New parents get a bunch of advice from everyone around them. However, one type of advice is crucial: how parents should approach the child’s brain?
And yet, no one has advice on this matter.
Children use only a portion of their brain’s capacity when they deal with life situations.
The reason behind this lies in growth: different brain functions develop at different times.
As a parent, you need to help your child explore the new brain functions as it gets them and guide her through the process of getting used to using these new functions.
Our brains determine our characters.

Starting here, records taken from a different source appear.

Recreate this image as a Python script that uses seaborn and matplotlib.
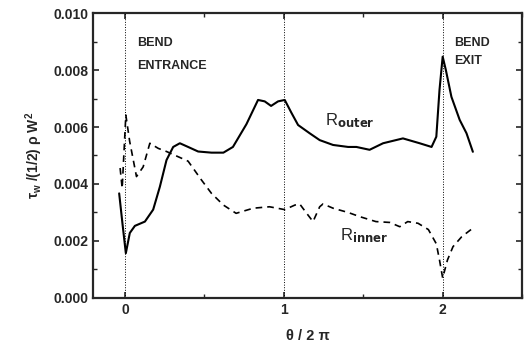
import numpy as np
import pandas as pd
import matplotlib.pyplot as plt
import seaborn as sns
from matplotlib.ticker import MultipleLocator, FormatStrFormatter

sns.set_style('ticks')
plt.rcParams['font.family'] = ['Liberation Sans', 'DejaVu Sans']
plt.rcParams['font.weight'] = 'bold'
plt.rcParams['mathtext.default'] = 'regular'

# R_outer (solid)
theta_outer = [-0.036, -0.015, 0.006, 0.031, 0.063, 0.126, 0.178, 0.22, 0.262, 0.304, 0.346,
               0.398, 0.461, 0.545, 0.62, 0.68, 0.765, 0.838, 0.88, 0.92, 0.964, 1.006,
               1.048, 1.09, 1.163, 1.226, 1.31, 1.405, 1.457, 1.54, 1.625, 1.75, 1.855,
               1.93, 1.96, 1.98, 2.0, 2.02, 2.055, 2.107, 2.15, 2.19]
tau_outer = [0.00367, 0.0026, 0.00157, 0.00228, 0.00253, 0.00268, 0.0031, 0.0039, 0.00484,
             0.0053, 0.00543, 0.0053, 0.00514, 0.0051, 0.0051, 0.0053, 0.0061, 0.00695,
             0.0069, 0.00674, 0.0069, 0.00695, 0.0065, 0.00607, 0.00578, 0.00554, 0.00537,
             0.0053, 0.0053, 0.0052, 0.00543, 0.0056, 0.00543, 0.0053, 0.00566, 0.0073,
             0.00847, 0.008, 0.00706, 0.00625, 0.00578, 0.00513]

# R_inner (dashed)
theta_inner = [-0.03, -0.017, 0.006, 0.03, 0.073, 0.115, 0.157, 0.21, 0.262, 0.398, 0.482,
               0.545, 0.62, 0.70, 0.808, 0.91, 1.006, 1.07, 1.1, 1.14, 1.184, 1.226, 1.247,
               1.31, 1.405, 1.48, 1.58, 1.667, 1.73, 1.78, 1.845, 1.91, 1.96, 1.98, 2.0,
               2.03, 2.065, 2.12, 2.19]
tau_inner = [0.00456, 0.00385, 0.00642, 0.0055, 0.00426, 0.0046, 0.00543, 0.00525, 0.00514,
             0.0048, 0.00414, 0.00367, 0.00326, 0.00297, 0.00315, 0.0032, 0.0031, 0.00326,
             0.0033, 0.003, 0.00268, 0.0032, 0.0033, 0.00315, 0.003, 0.00285, 0.00268,
             0.00265, 0.0025, 0.00268, 0.00262, 0.0024, 0.0019, 0.00133, 0.0007, 0.00133,
             0.0018, 0.00215, 0.00245]

bend_positions = [0, 1, 2]

df_out = pd.DataFrame({'theta': theta_outer, 'tau': tau_outer})
df_in = pd.DataFrame({'theta': theta_inner, 'tau': tau_inner})

fig = plt.figure(figsize=(5.29, 3.53), dpi=100)
ax = fig.add_axes([0.176, 0.156, 0.811, 0.807])

for b in bend_positions:
    ax.axvline(b, color='k', lw=0.7, ls=':')

sns.lineplot(data=df_out, x='theta', y='tau', ax=ax, color='k', lw=1.5, sort=False)
sns.lineplot(data=df_in, x='theta', y='tau', ax=ax, color='k', lw=1.2, sort=False,
             linestyle=(0, (4, 3)))

ax.set_xlim(-0.2, 2.5)
ax.set_ylim(0, 0.010)
ax.xaxis.set_major_locator(MultipleLocator(1))
ax.xaxis.set_minor_locator(MultipleLocator(0.5))
ax.yaxis.set_major_locator(MultipleLocator(0.002))
ax.yaxis.set_minor_locator(MultipleLocator(0.001))
ax.yaxis.set_major_formatter(FormatStrFormatter('%.3f'))
ax.tick_params(which='both', direction='in', top=True, right=True, labelsize=10)
ax.tick_params(which='major', length=4, width=1.2)
ax.tick_params(which='minor', length=3, width=1.0)
for s in ax.spines.values():
    s.set_linewidth(1.6)

ax.set_xlabel('θ / 2 π', fontsize=10.5, fontweight='bold', labelpad=9)
ax.set_ylabel(r'$\tau_w$ /(1/2) ρ W$^2$', fontsize=10, fontweight='bold', labelpad=6)

ax.text(0.075, 0.00895, 'BEND', fontsize=9, fontweight='bold', va='center')
ax.text(0.075, 0.00814, 'ENTRANCE', fontsize=9, fontweight='bold', va='center')
ax.text(2.075, 0.00895, 'BEND', fontsize=9, fontweight='bold', va='center')
ax.text(2.075, 0.0083, 'EXIT', fontsize=9, fontweight='bold', va='center')
ax.text(1.258, 0.00607, r'R$_{\mathrm{outer}}$', fontsize=12, fontweight='normal')
ax.text(1.352, 0.00204, r'R$_{\mathrm{inner}}$', fontsize=12, fontweight='normal')

fig.savefig('out.png', dpi=100)
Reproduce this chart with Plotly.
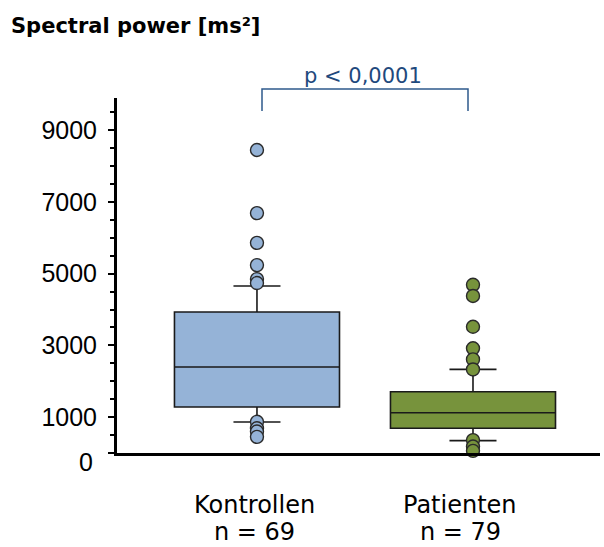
import plotly.graph_objects as go

# ---- data ----
categories = ["Kontrollen", "Patienten"]
n_counts = [69, 79]
q1 = [1283, 689]
median = [2398, 1124]
q3 = [3932, 1710]
lower_whisker = [864, 344]
upper_whisker = [4657, 2333]
outliers_kontrollen = [8450, 6690, 5860, 5240, 4850, 4740, 870, 690, 600, 450]
outliers_patienten = [4690, 4380, 3520, 2920, 2610, 2330, 360, 180, 60]
y_tick_values = [0, 1000, 3000, 5000, 7000, 9000]
y_tick_labels = ["", "1000", "3000", "5000", "7000", "9000"]
p_text = "p < 0,0001"

fill_colors = ["#95B3D7", "#77933C"]
edge = "#1a1a1a"

fig = go.Figure()
outliers = [outliers_kontrollen, outliers_patienten]
for i, cat in enumerate(categories):
    fig.add_trace(go.Box(
        x=[i], q1=[q1[i]], median=[median[i]], q3=[q3[i]],
        lowerfence=[lower_whisker[i]], upperfence=[upper_whisker[i]],
        width=0.764, whiskerwidth=0.285, boxpoints=False,
        fillcolor=fill_colors[i], line=dict(color=edge, width=1.6),
        name=cat, showlegend=False, hoverinfo="skip"))
for i, cat in enumerate(categories):
    fig.add_trace(go.Scatter(
        x=[i] * len(outliers[i]), y=outliers[i], mode="markers",
        marker=dict(size=13, color=fill_colors[i], line=dict(color="#2a2a2a", width=1.4)),
        showlegend=False, cliponaxis=False, hoverinfo="skip"))

W, H = 604, 547
L, R, T, B = 117, 4, 98, 94
pw, ph = W - L - R, H - T - B

def px_x(px):
    return (px - L) / pw

def px_y(py):
    return (H - B - py) / ph

annotations = []
# title
annotations.append(dict(text="Spectral power [ms²]", xref="paper", yref="paper",
                        x=px_x(9), y=px_y(26), xanchor="left", yanchor="middle",
                        showarrow=False, font=dict(family="DejaVu Sans", size=21, color="black", weight="bold")))
# zero label
annotations.append(dict(text="0", xref="paper", yref="paper", x=px_x(95), y=px_y(462),
                        xanchor="right", yanchor="middle", showarrow=False,
                        font=dict(family="Liberation Sans, Arial", size=25, color="black")))
# category labels
label_x = [254, 460]
for i, cat in enumerate(categories):
    annotations.append(dict(text=cat, xref="paper", yref="paper", x=px_x(label_x[i]), y=px_y(505),
                            xanchor="center", yanchor="middle", showarrow=False,
                            font=dict(family="DejaVu Sans", size=24, color="black")))
    annotations.append(dict(text=f"n = {n_counts[i]}", xref="paper", yref="paper", x=px_x(label_x[i]), y=px_y(532),
                            xanchor="center", yanchor="middle", showarrow=False,
                            font=dict(family="DejaVu Sans", size=24, color="black")))
# p-value
annotations.append(dict(text=p_text, xref="paper", yref="paper", x=px_x(363), y=px_y(76),
                        xanchor="center", yanchor="middle", showarrow=False,
                        font=dict(family="DejaVu Sans", size=21, color="#1F497D")))

shapes = [dict(type="path", xref="paper", yref="paper",
               path=f"M {px_x(262)},{px_y(111)} L {px_x(262)},{px_y(89)} L {px_x(468)},{px_y(89)} L {px_x(468)},{px_y(111)}",
               line=dict(color="#2E5A8C", width=1.5))]

fig.update_layout(
    width=W, height=H, margin=dict(l=L, r=R, t=T, b=B),
    paper_bgcolor="white", plot_bgcolor="white",
    annotations=annotations, shapes=shapes,
    xaxis=dict(range=[-0.648, 1.588], showticklabels=False, showgrid=False, zeroline=False,
               showline=True, linewidth=3, linecolor="black", ticks=""),
    yaxis=dict(range=[0, 9900], tickvals=y_tick_values, ticktext=y_tick_labels,
               showgrid=False, zeroline=False, showline=True, linewidth=3, linecolor="black",
               ticks="outside", ticklen=6, tickwidth=2, tickcolor="black",
               ticklabelstandoff=6,
               tickfont=dict(family="Liberation Sans, Arial", size=25, color="black"),
               minor=dict(dtick=500, ticks="outside", ticklen=4, tickwidth=2, tickcolor="black", showgrid=False)),
)
fig.write_html("out.html")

Also, minds are changed by different experiences.
This means that parenting is all about dealing with your child’s experiences, in a way that they shape the person it becomes.
However, we are not saying that you should protect your child from bad experiences.
In fact, you should let it have such instances, but you should guide it to use the brain in a way that will make it a positive experience for its growth overall.
The key notion behind “managing” your child’s brain growth is integration. In other words, the brain has many different parts, and for a child to grow into a smart and happy individual, it needs to learn how to integrate all of these parts to cope with the experiences that come its way.
This is what is called whole-brain parenting.
Okay, but how can you help your child to start using their whole brain?
Well, a good place to start is to start using all of yours.
Your child picks up your behaviors and copies them.
Key Lessons from “The Whole-Brain Child”
1. Two Strategies for Teaching Your Three-Year-Old to Use Both Hemispheres
2. What to Do When A Toddler Throws a Tantrum
3. Develop Positive Memories
Two Strategies for Teaching Your Three-Year-Old to Use Both Hemispheres
Connect and redirect: connecting with your child’s feelings and redirecting it toward a logical explanation.
Name it to tame it: make your child name the feelings it gets when it retells its experiences.
What to Do When A Toddler Throws a Tantrum
Your child has two brains: a higher and a lower brain.
When it throws a tantrum, it uses the lower brain. To deal with this, first, ask your child what has caused its anger, and then, ask your child for a solution.
By doing this, you will engage its higher brain, instead of just enraging the lower one with punishment.
Make sure that you use all opportunities to guide your child to use the higher brain.
Develop Positive Memories
Memories are associations between events of the past and the present.
Make sure that you do everything you can to form positive memories for your child. You can do this, by creating a pool of positive experiences in the present, that would make good memories in the future.